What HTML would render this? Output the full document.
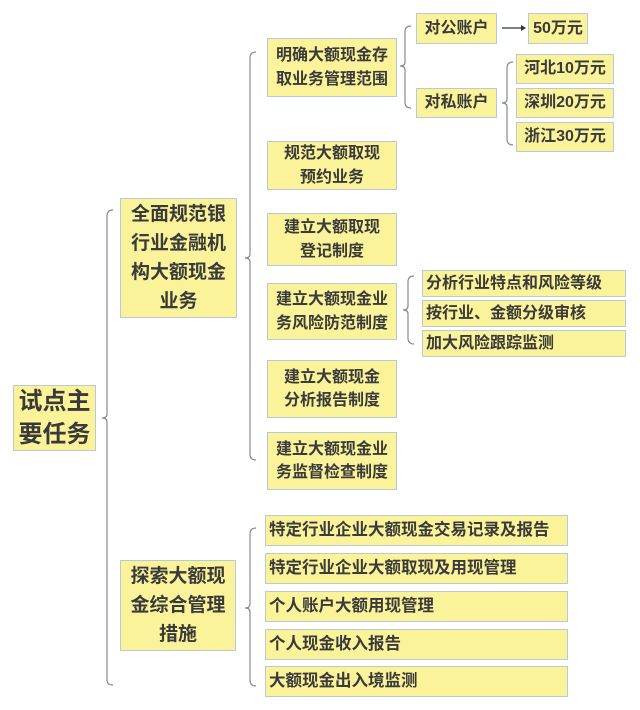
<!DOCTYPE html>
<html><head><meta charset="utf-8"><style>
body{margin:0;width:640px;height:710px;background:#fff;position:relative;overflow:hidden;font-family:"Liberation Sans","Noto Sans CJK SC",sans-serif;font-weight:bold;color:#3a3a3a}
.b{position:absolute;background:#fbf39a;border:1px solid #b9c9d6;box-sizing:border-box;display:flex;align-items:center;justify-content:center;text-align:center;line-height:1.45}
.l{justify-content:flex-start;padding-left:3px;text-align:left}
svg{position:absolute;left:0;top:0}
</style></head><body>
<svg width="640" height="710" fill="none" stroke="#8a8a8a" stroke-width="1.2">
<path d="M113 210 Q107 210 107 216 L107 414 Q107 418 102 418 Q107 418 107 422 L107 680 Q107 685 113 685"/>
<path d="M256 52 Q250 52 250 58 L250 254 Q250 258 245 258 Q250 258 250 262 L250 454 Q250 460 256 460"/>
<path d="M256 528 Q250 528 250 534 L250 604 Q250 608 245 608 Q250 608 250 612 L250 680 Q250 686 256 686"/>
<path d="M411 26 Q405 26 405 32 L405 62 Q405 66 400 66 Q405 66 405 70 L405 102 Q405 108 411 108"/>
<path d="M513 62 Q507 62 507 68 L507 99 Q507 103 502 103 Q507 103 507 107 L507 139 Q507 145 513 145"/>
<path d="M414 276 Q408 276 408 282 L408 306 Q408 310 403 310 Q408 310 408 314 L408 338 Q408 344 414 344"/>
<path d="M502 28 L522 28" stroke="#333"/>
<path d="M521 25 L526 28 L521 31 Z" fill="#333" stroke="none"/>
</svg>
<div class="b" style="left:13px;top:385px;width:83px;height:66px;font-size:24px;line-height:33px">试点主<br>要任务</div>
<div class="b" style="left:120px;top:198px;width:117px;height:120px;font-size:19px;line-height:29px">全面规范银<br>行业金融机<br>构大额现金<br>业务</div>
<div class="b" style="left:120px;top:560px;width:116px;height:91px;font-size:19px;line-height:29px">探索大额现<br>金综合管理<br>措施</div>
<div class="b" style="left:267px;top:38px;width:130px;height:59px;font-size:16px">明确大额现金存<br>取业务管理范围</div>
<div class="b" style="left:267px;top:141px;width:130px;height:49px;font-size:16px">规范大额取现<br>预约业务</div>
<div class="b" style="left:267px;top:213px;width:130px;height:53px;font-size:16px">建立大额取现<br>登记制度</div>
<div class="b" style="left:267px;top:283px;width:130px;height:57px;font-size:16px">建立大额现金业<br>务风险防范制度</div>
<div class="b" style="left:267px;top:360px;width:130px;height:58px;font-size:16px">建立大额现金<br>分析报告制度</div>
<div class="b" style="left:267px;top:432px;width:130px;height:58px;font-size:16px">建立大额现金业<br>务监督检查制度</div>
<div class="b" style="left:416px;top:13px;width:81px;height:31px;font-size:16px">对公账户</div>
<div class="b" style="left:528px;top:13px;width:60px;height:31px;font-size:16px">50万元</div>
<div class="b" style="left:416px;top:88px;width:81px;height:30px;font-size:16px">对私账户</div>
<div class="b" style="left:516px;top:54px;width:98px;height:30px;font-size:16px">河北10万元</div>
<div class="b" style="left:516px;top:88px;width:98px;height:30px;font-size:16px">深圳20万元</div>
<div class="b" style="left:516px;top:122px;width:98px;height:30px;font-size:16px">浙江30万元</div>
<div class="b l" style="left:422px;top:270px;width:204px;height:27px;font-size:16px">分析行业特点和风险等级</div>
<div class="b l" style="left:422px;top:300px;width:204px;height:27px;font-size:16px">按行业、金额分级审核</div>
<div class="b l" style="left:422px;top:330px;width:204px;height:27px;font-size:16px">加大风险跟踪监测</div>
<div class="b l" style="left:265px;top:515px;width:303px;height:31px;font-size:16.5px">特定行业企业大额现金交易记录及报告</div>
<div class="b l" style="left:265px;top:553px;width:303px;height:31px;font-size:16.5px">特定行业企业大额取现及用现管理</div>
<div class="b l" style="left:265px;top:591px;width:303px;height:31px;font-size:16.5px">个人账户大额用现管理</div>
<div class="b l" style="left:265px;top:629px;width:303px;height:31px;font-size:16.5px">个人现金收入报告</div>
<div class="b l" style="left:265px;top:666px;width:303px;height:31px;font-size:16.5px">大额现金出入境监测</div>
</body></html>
- - - - - - -
Write out the material above once more, exactly as it reads, with no pictures.

Response for this exercise:
What HTML would render this? Output the full document.
<!DOCTYPE html>
<html><head><meta charset="utf-8"><style>
body{margin:0;width:640px;height:710px;background:#fff;position:relative;overflow:hidden;font-family:"Liberation Sans","Noto Sans CJK SC",sans-serif;font-weight:bold;color:#3a3a3a}
.b{position:absolute;background:#fbf39a;border:1px solid #b9c9d6;box-sizing:border-box;display:flex;align-items:center;justify-content:center;text-align:center;line-height:1.45}
.l{justify-content:flex-start;padding-left:3px;text-align:left}
svg{position:absolute;left:0;top:0}
</style></head><body>
<svg width="640" height="710" fill="none" stroke="#8a8a8a" stroke-width="1.2">
<path d="M113 210 Q107 210 107 216 L107 414 Q107 418 102 418 Q107 418 107 422 L107 680 Q107 685 113 685"/>
<path d="M256 52 Q250 52 250 58 L250 254 Q250 258 245 258 Q250 258 250 262 L250 454 Q250 460 256 460"/>
<path d="M256 528 Q250 528 250 534 L250 604 Q250 608 245 608 Q250 608 250 612 L250 680 Q250 686 256 686"/>
<path d="M411 26 Q405 26 405 32 L405 62 Q405 66 400 66 Q405 66 405 70 L405 102 Q405 108 411 108"/>
<path d="M513 62 Q507 62 507 68 L507 99 Q507 103 502 103 Q507 103 507 107 L507 139 Q507 145 513 145"/>
<path d="M414 276 Q408 276 408 282 L408 306 Q408 310 403 310 Q408 310 408 314 L408 338 Q408 344 414 344"/>
<path d="M502 28 L522 28" stroke="#333"/>
<path d="M521 25 L526 28 L521 31 Z" fill="#333" stroke="none"/>
</svg>
<div class="b" style="left:13px;top:385px;width:83px;height:66px;font-size:24px;line-height:33px">试点主<br>要任务</div>
<div class="b" style="left:120px;top:198px;width:117px;height:120px;font-size:19px;line-height:29px">全面规范银<br>行业金融机<br>构大额现金<br>业务</div>
<div class="b" style="left:120px;top:560px;width:116px;height:91px;font-size:19px;line-height:29px">探索大额现<br>金综合管理<br>措施</div>
<div class="b" style="left:267px;top:38px;width:130px;height:59px;font-size:16px">明确大额现金存<br>取业务管理范围</div>
<div class="b" style="left:267px;top:141px;width:130px;height:49px;font-size:16px">规范大额取现<br>预约业务</div>
<div class="b" style="left:267px;top:213px;width:130px;height:53px;font-size:16px">建立大额取现<br>登记制度</div>
<div class="b" style="left:267px;top:283px;width:130px;height:57px;font-size:16px">建立大额现金业<br>务风险防范制度</div>
<div class="b" style="left:267px;top:360px;width:130px;height:58px;font-size:16px">建立大额现金<br>分析报告制度</div>
<div class="b" style="left:267px;top:432px;width:130px;height:58px;font-size:16px">建立大额现金业<br>务监督检查制度</div>
<div class="b" style="left:416px;top:13px;width:81px;height:31px;font-size:16px">对公账户</div>
<div class="b" style="left:528px;top:13px;width:60px;height:31px;font-size:16px">50万元</div>
<div class="b" style="left:416px;top:88px;width:81px;height:30px;font-size:16px">对私账户</div>
<div class="b" style="left:516px;top:54px;width:98px;height:30px;font-size:16px">河北10万元</div>
<div class="b" style="left:516px;top:88px;width:98px;height:30px;font-size:16px">深圳20万元</div>
<div class="b" style="left:516px;top:122px;width:98px;height:30px;font-size:16px">浙江30万元</div>
<div class="b l" style="left:422px;top:270px;width:204px;height:27px;font-size:16px">分析行业特点和风险等级</div>
<div class="b l" style="left:422px;top:300px;width:204px;height:27px;font-size:16px">按行业、金额分级审核</div>
<div class="b l" style="left:422px;top:330px;width:204px;height:27px;font-size:16px">加大风险跟踪监测</div>
<div class="b l" style="left:265px;top:515px;width:303px;height:31px;font-size:16.5px">特定行业企业大额现金交易记录及报告</div>
<div class="b l" style="left:265px;top:553px;width:303px;height:31px;font-size:16.5px">特定行业企业大额取现及用现管理</div>
<div class="b l" style="left:265px;top:591px;width:303px;height:31px;font-size:16.5px">个人账户大额用现管理</div>
<div class="b l" style="left:265px;top:629px;width:303px;height:31px;font-size:16.5px">个人现金收入报告</div>
<div class="b l" style="left:265px;top:666px;width:303px;height:31px;font-size:16.5px">大额现金出入境监测</div>
</body></html>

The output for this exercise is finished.